Common thinking about disability coverage would cause the average individual to expect that if they become unable to perform the specific duties of their occupation, they would qualify for disability benefits. For example, if your employer requires you to travel for your occupation, then if you cannot perform this essential duty, you should qualify for coverage. The insurance companies would prefer to profile the occupation in a generic sense, because the manner in which one employer requires the employees to perform their duties may be particular to that work setting, or even geographical area of employment. This issue is often litigated because many policies define “occupation” based on how the job is performed in a fictitious “national economy,” which is a term of art. Courts are split on their treatment of this issue. Should insurance companies evaluate whether a claimant can perform their actual duties or should they evaluate whether a claimant can perform the duties of their occupation as it is generally performed?
Recently, the Third Circuit re-affirmed the established principle that if the policy refers to the “regular occupation,” or even “own occupation” this terminology is ambiguous and refers to the usual work that the insured was actually performing immediately before the onset of disability.” Patterson v. Aetna Life Ins. Co., 763 F. App’x 268, 272-73 (3d Cir. 2019). The purpose of disability insurance and the modifier “his/her” before regular occupation made clear the analysis had to be conducted based on the insured’s own occupation. The Court in Patterson added “Additionally, even if a difference between “own occupation” and “regular occupation” could be teased out, the words “own occupation” would seem even more directly to capture the idea of one’s actual job duties than the words, regular occupation.” Courts have recognized that the distinction between “own occupation” and “regular occupation” is one without a legal difference. Hankins v. Std. Ins. Co. 677 F.3d 830 (8th Cir. 2012).

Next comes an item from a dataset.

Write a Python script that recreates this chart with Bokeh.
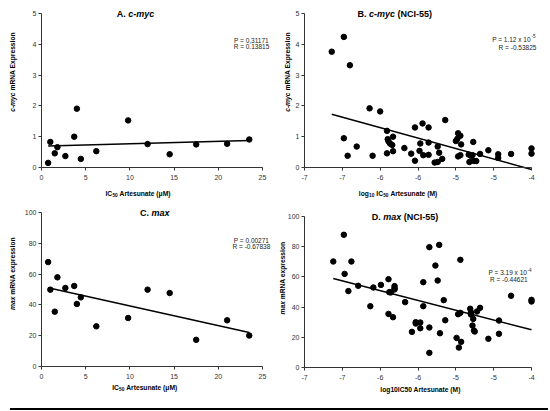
import numpy as np
from bokeh.plotting import figure
from bokeh.models import Range1d, Label, FixedTicker, Div
from bokeh.layouts import column, row
from bokeh.embed import file_html
from bokeh.resources import INLINE

# ---------------- data ----------------
ic50_um = [0.75, 1.0, 1.5, 1.8, 2.7, 3.7, 4.0, 4.45, 6.2, 9.8, 12.0, 14.5, 17.5, 21.0, 23.5]
cmyc_expr = [0.15, 0.83, 0.46, 0.66, 0.37, 1.00, 1.91, 0.28, 0.53, 1.53, 0.76, 0.43, 0.75, 0.77, 0.91]
max_expr = [67.8, 49.9, 35.6, 57.9, 51.0, 52.3, 40.6, 44.9, 26.1, 31.5, 49.9, 47.7, 17.3, 30.0, 20.1]

nci_log_ic50_b = [-6.64, -6.48, -6.40, -6.48, -6.43, -6.31, -6.14, -6.10, -6.00, -5.91,
                  -5.83, -5.90, -5.89, -5.87, -5.84, -5.91, -5.83, -5.68, -5.59, -5.54,
                  -5.54, -5.44, -5.36, -5.14, -5.47, -5.36, -5.24, -5.48, -5.43, -5.36,
                  -5.22, -5.18, -5.28, -5.24, -4.97, -4.94, -4.98, -5.00, -4.93, -4.97,
                  -4.94, -4.77, -4.83, -4.80, -4.78, -4.82, -4.76, -4.73, -4.68, -4.57,
                  -4.44, -4.44, -4.27, -4.00, -4.00]
nci_cmyc = [3.76, 4.24, 3.32, 0.95, 0.38, 0.68, 1.92, 0.38, 1.82, 1.19,
            1.00, 0.92, 0.85, 0.78, 0.73, 0.46, 0.53, 0.63, 0.45, 1.30,
            0.22, 1.43, 1.30, 1.54, 0.78, 0.81, 0.68, 0.54, 0.40, 0.41,
            0.48, 0.28, 0.16, 0.18, 1.11, 1.03, 0.93, 0.86, 0.75, 0.36,
            0.40, 0.83, 0.42, 0.38, 0.40, 0.18, 0.21, 0.21, 0.44, 0.56,
            0.43, 0.31, 0.44, 0.62, 0.45]

nci_log_ic50_d = [-6.48, -6.62, -6.38, -6.47, -6.42, -6.29, -6.09, -5.99, -5.89, -5.88,
                  -5.86, -5.81, -5.81, -5.81, -6.13, -5.67, -5.89, -5.83, -5.58, -5.53,
                  -5.53, -5.35, -5.22, -5.27, -4.94, -5.43, -5.24, -5.16, -5.43, -5.47,
                  -5.47, -5.35, -5.21, -5.14, -5.35, -4.99, -4.93, -4.96, -4.97, -4.94,
                  -4.81, -4.80, -4.80, -4.72, -4.68, -4.77, -4.78, -4.76, -4.75, -4.57,
                  -4.43, -4.43, -4.27, -4.00, -4.00]
nci_max = [87.9, 70.2, 70.2, 62.0, 50.6, 54.1, 53.0, 54.7, 58.5, 49.9,
           49.7, 53.9, 52.5, 51.7, 40.6, 43.3, 35.5, 33.3, 23.6, 30.0,
           29.1, 79.7, 81.2, 67.5, 71.3, 56.5, 57.6, 44.6, 40.6, 29.8,
           26.0, 26.5, 22.7, 31.3, 9.7, 19.6, 17.0, 13.2, 35.3, 36.2,
           38.9, 36.6, 35.1, 37.1, 39.5, 32.2, 27.8, 24.5, 23.8, 19.0,
           31.1, 22.3, 47.5, 44.8, 43.7]

# tick values / labels
um_ticks = [0, 5, 10, 15, 20, 25]
log_ticks = [-7, -6.5, -6, -5.5, -5, -4.5, -4]
log_tick_labels = ["-7", "-7", "-6", "-6", "-5", "-5", "-4"]
cmyc_ticks = [0, 1, 2, 3, 4, 5]
max_ticks = [0, 20, 40, 60, 80, 100]

# stats texts
stats_a = ["P = 0,31171", "R = 0.13815"]
stats_b = ["P = 1.12 x 10", "-5", "R = -0.53825"]
stats_c = ["P = 0.00271", "R = -0.67838"]
stats_d = ["P = 3.19 x 10", "-4", "R = -0.44621"]

FONT = "Liberation Sans"
AX = "#333333"


def padded(lo, hi, length_px, before_px, after_px):
    per_px = (hi - lo) / length_px
    return Range1d(lo - before_px * per_px, hi + after_px * per_px)


def make_fig(w, h, xext, yext, left, right, top, bottom, xticks, yticks):
    fw = w - left - right
    fh = h - top - bottom
    p = figure(width=w, height=h,
               x_range=padded(xext[0], xext[1], fw, left, right),
               y_range=padded(yext[0], yext[1], fh, bottom, top),
               output_backend="svg", toolbar_location=None,
               min_border=0)
    p.grid.visible = False
    p.outline_line_color = None
    p.background_fill_color = "white"
    p.border_fill_color = "white"
    for ax in (p.xaxis[0], p.yaxis[0]):
        ax.axis_line_color = AX
        ax.axis_line_width = 1
        ax.major_tick_line_color = AX
        ax.major_tick_out = 3
        ax.major_tick_in = 0
        ax.minor_tick_line_color = None
        ax.major_label_text_font = FONT
        ax.major_label_text_font_size = "7px"
        ax.major_label_text_color = AX
    p.xaxis[0].ticker = FixedTicker(ticks=xticks, minor_ticks=[])
    p.yaxis[0].ticker = FixedTicker(ticks=yticks, minor_ticks=[])
    p.xaxis[0].major_label_standoff = 4
    p.yaxis[0].major_label_standoff = 2
    p.xaxis[0].fixed_location = yext[0]
    p.yaxis[0].fixed_location = xext[0]
    p.xaxis[0].bounds = xext
    p.yaxis[0].bounds = yext
    return p


def lab(p, x, y, text, size, style="normal", align="left", angle=0.0, color="black"):
    p.add_layout(Label(x=x, y=y, text=text, text_font=FONT, text_font_size=f"{size}px",
                       text_font_style=style, text_align=align, text_baseline="middle",
                       angle=angle, text_color=color))


def scatter_fit(p, xs, ys):
    p.scatter(xs, ys, size=5.5, color="black")
    k, b = np.polyfit(xs, ys, 1)
    lx = [min(xs), max(xs)]
    p.line(lx, [k * v + b for v in lx], line_width=1.5, color="black")


ROT = np.pi / 2
SC = "#222222"

# ---------------- A ----------------
pa = make_fig(273, 200, (0, 25), (0, 5), 41, 11, 13, 33, um_ticks, cmyc_ticks)
scatter_fit(pa, ic50_um, cmyc_expr)
lab(pa, 8.52, 5.0, "A.", 9, "bold")
lab(pa, 9.82, 5.0, "c-myc", 9, "bold italic")
lab(pa, 23.75, 4.12, stats_a[0], 6.5, align="center", color=SC)
lab(pa, 23.75, 3.92, stats_a[1], 6.5, align="center", color=SC)
lab(pa, -3.31, 2.435, "c-myc", 6.7, "bold italic", align="right", angle=ROT)
lab(pa, -3.31, 2.50, "mRNA Expression", 6.7, "bold", angle=ROT)
lab(pa, 7.24, -0.834, "IC", 6.7, "bold")
lab(pa, 8.02, -0.893, "50", 4.8, "bold")
lab(pa, 8.83, -0.834, "Artesunate (\u03bcM)", 6.7, "bold")

# ---------------- B ----------------
pb = make_fig(269, 200, (-7, -4), (0, 5), 31, 11, 13, 33, log_ticks, cmyc_ticks)
pb.xaxis[0].major_label_overrides = {t: s for t, s in zip(log_ticks, log_tick_labels)}
scatter_fit(pb, nci_log_ic50_b, nci_cmyc)
lab(pb, -6.30, 5.0, "B.", 9, "bold")
lab(pb, -6.148, 5.0, "c-myc", 9, "bold italic")
lab(pb, -5.771, 5.0, "(NCI-55)", 9, "bold")
lab(pb, -4.52, 4.15, stats_b[0], 6.5, color=SC)
lab(pb, -4.0, 4.26, stats_b[1], 4.6, color=SC)
lab(pb, -4.185, 3.91, stats_b[2], 6.5, align="center", color=SC)
lab(pb, -7.229, 2.435, "c-myc", 6.7, "bold italic", align="right", angle=ROT)
lab(pb, -7.229, 2.50, "mRNA Expression", 6.7, "bold", angle=ROT)
lab(pb, -6.2824, -0.834, "log", 6.7, "bold")
lab(pb, -6.1463, -0.893, "10", 4.8, "bold")
lab(pb, -6.0511, -0.834, "IC", 6.7, "bold")
lab(pb, -5.9600, -0.893, "50", 4.8, "bold")
lab(pb, -5.8648, -0.834, "Artesunate (M)", 6.7, "bold")

# ---------------- C ----------------
pc = make_fig(273, 203, (0, 25), (0, 100), 41, 11, 12, 37, um_ticks, max_ticks)
scatter_fit(pc, ic50_um, max_expr)
lab(pc, 11.14, 100, "C.", 9, "bold")
lab(pc, 12.44, 100, "max", 9, "bold italic")
lab(pc, 23.75, 82.0, stats_c[0], 6.5, align="center", color=SC)
lab(pc, 23.75, 77.7, stats_c[1], 6.5, align="center", color=SC)
lab(pc, -3.31, 45.4, "max", 6.7, "bold italic", align="right", angle=ROT)
lab(pc, -3.31, 46.6, "mRNA expression", 6.7, "bold", angle=ROT)
lab(pc, 8.0, -13.8, "IC", 6.7, "bold")
lab(pc, 8.78, -14.9, "50", 4.8, "bold")
lab(pc, 9.59, -13.8, "Artesunate (\u03bcM)", 6.7, "bold")

# ---------------- D ----------------
pd_ = make_fig(269, 203, (-7, -4), (0, 100), 31, 11, 16, 36, log_ticks, max_ticks)
pd_.xaxis[0].major_label_overrides = {t: s for t, s in zip(log_ticks, log_tick_labels)}
scatter_fit(pd_, nci_log_ic50_d, nci_max)
lab(pd_, -6.111, 100, "D.", 9, "bold")
lab(pd_, -5.959, 100, "max", 9, "bold italic")
lab(pd_, -5.688, 100, "(NCI-55)", 9, "bold")
lab(pd_, -4.568, 63.1, stats_d[0], 6.5, color=SC)
lab(pd_, -4.053, 64.9, stats_d[1], 4.6, color=SC)
lab(pd_, -4.30, 58.3, stats_d[2], 6.5, align="center", color=SC)
lab(pd_, -7.287, 44.0, "max", 6.7, "bold italic", align="right", angle=ROT)
lab(pd_, -7.287, 45.2, "mRNA expression", 6.7, "bold", angle=ROT)
lab(pd_, -5.467, -14.6, "log10IC50 Artesunate (M)", 6.7, "bold", align="center")

rule = Div(text="", width=543, height=2,
           styles={"background": "linear-gradient(to right, white 5px, black 5px)"})

layout = column(row(pa, pb), row(pc, pd_), rule)

open("out.html", "w").write(file_html(layout, INLINE))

Another example concerns the occupation of an attorney. The demands of an attorney vary across specialty and firm size. In 2018, a Utah trial attorney at a large firm became disabled after a quadruple bypass surgery. Dewsnup v. Unum Life Ins. Co. of Am., 2018 U.S. Dist. LEXIS 208688 (D. Utah Dec. 10, 2018). The Unum policy defined “disability” as “unable to perform each of the material job duties of his regular occupation.” The Court held that Unum was entitled to consider how an attorney functions in the “national economy”, but rather than consider “generalized” attorney duties to judge his disability, Unum was required to consider the physical and cognitive demands of a litigation attorney including competencies for cognitive excellence. Dewsnup’s claim was successful.